Your wealth should be answering those questions, not just funding the next phase of business growth.

How we help business owners at Chesterton House

We work with business owners who are at exactly this stage — successful, financially established, but looking for more structure, more clarity, and a clearer path to personal financial independence.

That means helping you understand your true financial picture, building a tax-efficient extraction strategy, creating a diversified personal portfolio, and planning an exit that maximises the value of what you’ve built. And as your goals evolve, we evolve the plan with you. Where appropriate we’ll liaise with your accountants or business advisers to create properly joined-up advice, making sure everyone is working to your agenda and holding everyone accountable to get things done.

You’ve done the hard work of building the business. The next step is making sure that work translates into the life you actually want.

If you’d like to have that conversation, we’d be happy to start it. Book a free call with one of our qualified Financial Planners.


Frequently Asked Questions

How much of my wealth should be outside the business?

There’s no universal answer, but most financial planners would suggest that having more than 70% of your net worth tied up in a single asset (including your business) represents significant concentration risk. Building towards a position where the business represents less than half of your overall wealth gives you much greater financial resilience and more options when it comes to exit planning.

How do I extract money from my business tax-efficiently?

There are several ways to do this, and the right approach depends on your business structure, income level, and personal circumstances. Pension contributions are often one of the most effective routes, particularly through a SIPP, where contributions of up to £60,000 per year attract tax relief. Dividends, salary, and directors’ loans all play a role too. A financial planner working alongside your accountant can help you build a strategy that makes the most of the options available to you.

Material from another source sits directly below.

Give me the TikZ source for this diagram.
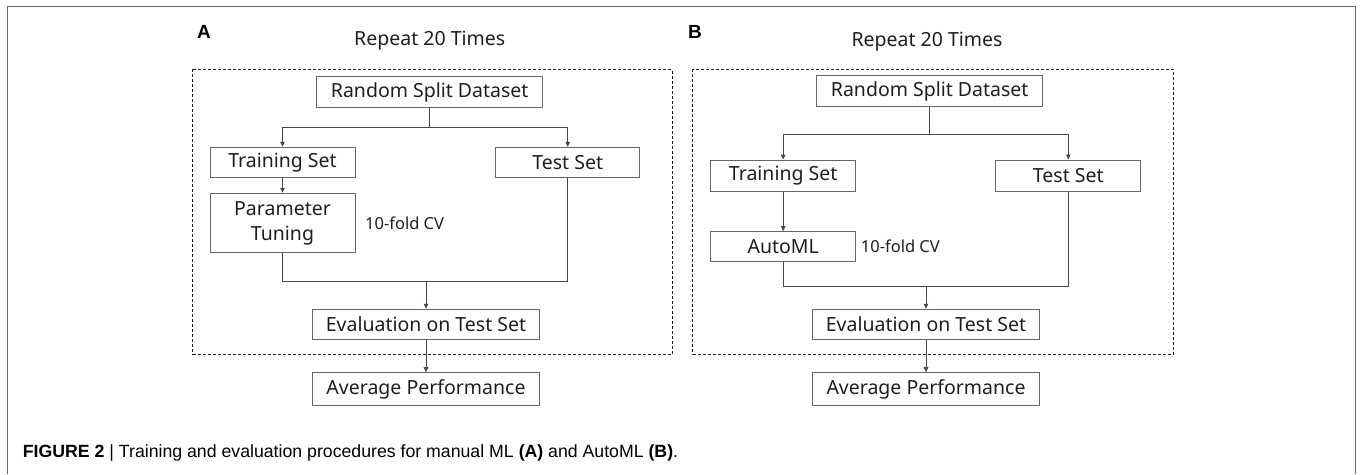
\documentclass[tikz,border=0pt]{standalone}
\usepackage{fontspec}
\setmainfont{Liberation Sans}
\newfontfamily\df{Noto Sans}
\usetikzlibrary{arrows.meta}
\definecolor{boxc}{HTML}{666666}
\definecolor{linec}{HTML}{484848}
\definecolor{txtc}{HTML}{1E1E1E}
\definecolor{framec}{HTML}{6A6A6A}
\tikzset{
  box/.style={draw=boxc, line width=1pt, inner sep=0pt, text=txtc,
    font=\df\fontsize{19.5}{25}\selectfont, align=center},
  conn/.style={draw=linec, line width=1pt},
  arr/.style={conn, -{Triangle[length=5pt,width=4.5pt]}},
  dbox/.style={draw=txtc, line width=1pt, dash pattern=on 3pt off 2pt},
  cvlbl/.style={inner sep=0pt, anchor=west, text=txtc, font=\df\fontsize{16.5}{18}\selectfont},
  title/.style={inner sep=0pt, anchor=base, text=txtc, font=\df\fontsize{19.5}{24}\selectfont},
  panel/.style={inner sep=0pt, anchor=base west, text=black, font=\bfseries\fontsize{19}{22}\selectfont},
}
\begin{document}
\begin{tikzpicture}[x=1pt, y=-1pt]
\useasboundingbox (0,0) rectangle (1360,474);
% outer frame
\draw[framec, line width=1.2pt] (7.5,474) -- (7.5,6.5) -- (1355.7,6.5) -- (1355.7,474);

% ---------- Panel A ----------
\node[panel] (labA) at (197,38) {A};
\node[title] (titA) at (429.7,45.5) {Repeat 20 Times};
\draw[dbox] (192.7,69.3) rectangle (672,354.3);
\node[box, minimum width=226pt, minimum height=30.6pt] (rsA) at (429.7,92) {Random Split Dataset};
\node[box, minimum width=145pt, minimum height=30pt] (trA) at (282.5,162.3) {Training Set};
\node[box, minimum width=144pt, minimum height=30pt] (tsA) at (567.7,162.3) {Test Set};
\node[box, minimum width=145pt, minimum height=59.4pt] (ptA) at (282.5,223) {Parameter\\Tuning};
\node[cvlbl] (cvA) at (365,223.3) {10-fold CV};
\node[box, minimum width=226.6pt, minimum height=30pt] (evA) at (426,324.3) {Evaluation on Test Set};
\node[box, minimum width=226.6pt, minimum height=33pt] (avA) at (426,389.2) {Average Performance};
\coordinate (sA) at (429.7,127.3);
\coordinate (mA) at (426,281);
\draw[conn] (rsA.south) -- (sA);
\draw[arr] (sA) -| (trA.north);
\draw[arr] (sA) -| (tsA.north);
\draw[arr] (trA.south) -- (ptA.north);
\draw[conn] (ptA.south) |- (mA);
\draw[conn] (tsA.south) |- (mA);
\draw[arr] (mA) -- (evA.north);
\draw[arr] (evA.south) -- (avA.north);

% ---------- Panel B ----------
\node[panel] (labB) at (688,38) {B};
\node[title] (titB) at (927,46.3) {Repeat 20 Times};
\draw[dbox] (692.7,69.3) rectangle (1173.5,354.3);
\node[box, minimum width=226pt, minimum height=30.7pt] (rsB) at (929.7,91.3) {Random Split Dataset};
\node[box, minimum width=145pt, minimum height=31pt] (trB) at (783.2,175.5) {Training Set};
\node[box, minimum width=145pt, minimum height=31pt] (tsB) at (1068.3,175.5) {Test Set};
\node[box, minimum width=145pt, minimum height=30pt] (amB) at (783.2,246.7) {AutoML};
\node[cvlbl] (cvB) at (860.7,246) {10-fold CV};
\node[box, minimum width=226.6pt, minimum height=30pt] (evB) at (926,324.3) {Evaluation on Test Set};
\node[box, minimum width=226.6pt, minimum height=33pt] (avB) at (926,389.2) {Average Performance};
\coordinate (sB) at (929.7,134.7);
\coordinate (mB) at (926,286.7);
\draw[conn] (rsB.south) -- (sB);
\draw[arr] (sB) -| (trB.north);
\draw[arr] (sB) -| (tsB.north);
\draw[arr] (trB.south) -- (amB.north);
\draw[conn] (amB.south) |- (mB);
\draw[conn] (tsB.south) |- (mB);
\draw[arr] (mB) -- (evB.north);
\draw[arr] (evB.south) -- (avB.north);

% ---------- Caption ----------
\node[inner sep=0pt, anchor=base west, text=black, font=\fontsize{17.7}{20}\selectfont] (cap) at (22.7,457)
  {\textbf{FIGURE 2} | Training and evaluation procedures for manual ML \textbf{(A)} and AutoML \textbf{(B)}.};
\end{tikzpicture}
\end{document}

What is Business Asset Disposal Relief?

Business Asset Disposal Relief (formerly Entrepreneurs’ Relief) reduces the rate of Capital Gains Tax on qualifying business disposals to 18%, up to a lifetime limit. It can make a significant difference to how much you retain from a business sale, but there are conditions that need to be met and planning that’s best done well in advance of any exit.

When should I start planning my business exit?

Earlier than you think. Even if you have no intention of selling for ten years, starting the planning process now gives you far more options, both in terms of how you structure the business and how you build your personal wealth in the meantime. Many of the most effective exit strategies take several years to implement properly.

Can I use my pension to invest in my own business?

In some circumstances, yes — a Self-Invested Personal Pension (SIPP) can be used to purchase commercial property that your business operates from, for example. However, there are strict rules around this, and it’s not suitable for everyone. It’s essential to take professional advice before going down this route.

Do I need a financial planner as well as an accountant?

They serve different but complementary roles. Your accountant focuses on tax compliance, business finances, and annual reporting. A financial planner looks at your personal financial picture — your wealth, your goals, your retirement plans, and your exit strategy — and helps you build a long-term plan around them. For business owners, having both working together tends to produce significantly better outcomes than either working in isolation.